Who’s purging whom?

Rick Moran thinks I’m trying to set myself up as “an arbiter of ‘true conservatism,'” or trying to read Charles Johnson out of the movement. This isn’t remotely the case. Obviously, I don’t even have that kind of influence.

I’m not angry at Charles Johnson and even if I were angry at him, so what? Compared to Johnson, I’m as inconsequential as a flea on the ass of an elephant — LGF has 10 times my average daily traffic.

On the other hand, Johnson is trying to kick Pam Geller and Robert Spencer out of the conservative movement, and I’m trying to understand, and to explain, why he’s doing it. Perhaps my understanding and my explanation are wrong. But I didn’t start studying politics yesterday, and I’ve seen this “urge to purge” scenario played out over and over again through the years.

You cannot build a successful political movement by a process of subtraction, and building a winning coalition is impossible if you organize on losing principles. Allowing your opposition to dictate the terms of acceptable discourse is a losing principle, as Jeff Goldstein has striven to explain. Ergo, Johnson manifests a defeatist tendency when he pronounces Geller and Spencer “untouchables” because they attended a European conference whose promoters included some unsavory characters.

Was there any genuine danger that Geller and Spencer would return from Brussels singing the Horst Wessel Lied as they goosestepped down Broadway arm-in-arm with David Duke? Or, as I think far more likely, was Johnston concerned that the presence of a neo-Nazi element at Brussels would be used by liberals to discredit mainstream conservatism?

This is the kind of Republican flinch reflex — “Oh, we can’t say that, it might make the liberals angry!” — that annoys the crap out of me. Look, we’ve all been officially branded “Rightwing Extremists,” so what’s the point of this fearful, defensive, cringing quest for “respectability”?

If we are confident that our policy goals are worthy and decent, and that our tactics are honorable and democratic, why should we give a damn what the sneering elitists and smearing propagandists say? Why allow liberals to decide what is scandalously “extreme,” while they ignore or dismiss all of Obama’s extremist associations? This is not to endorse a “no enemies to the right” strategy, but rather to advocate the pragmatic approach to coalition-building exemplified by Ronald Reagan.

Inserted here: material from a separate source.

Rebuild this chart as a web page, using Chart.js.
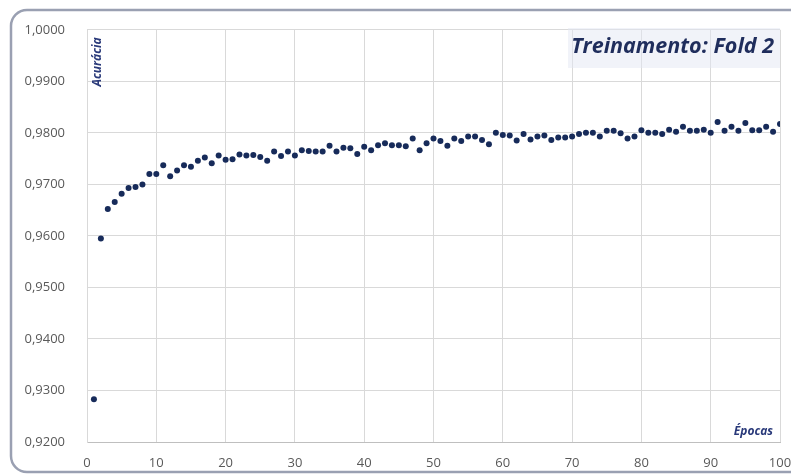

During his 1966 run for governor of California, Reagan was endorsed by, and given campaign contributions by, a right-wing group whose members and leaders had a clear history of kookiness. The newspapers made a big deal about this group and its connection to Reagan. So Reagan called a press conference where he was naturally asked about this “scandal,” and his response was simple: “They endorsed me. I didn’t endorse them.” End of scandal.

Candidates for public office cannot be held responsible for the opinions or actions of every person who supports them. Nor can Pam Geller and Robert Spencer be held responsible for the opinions and actions of every person who attended the Brussels conference. The Left has certainly never applied that kind of standard to Democrats, and if conservatives are going to operate under self-imposed standards intended to pre-empt liberal objections, then liberals have won the game before the first whistle blows.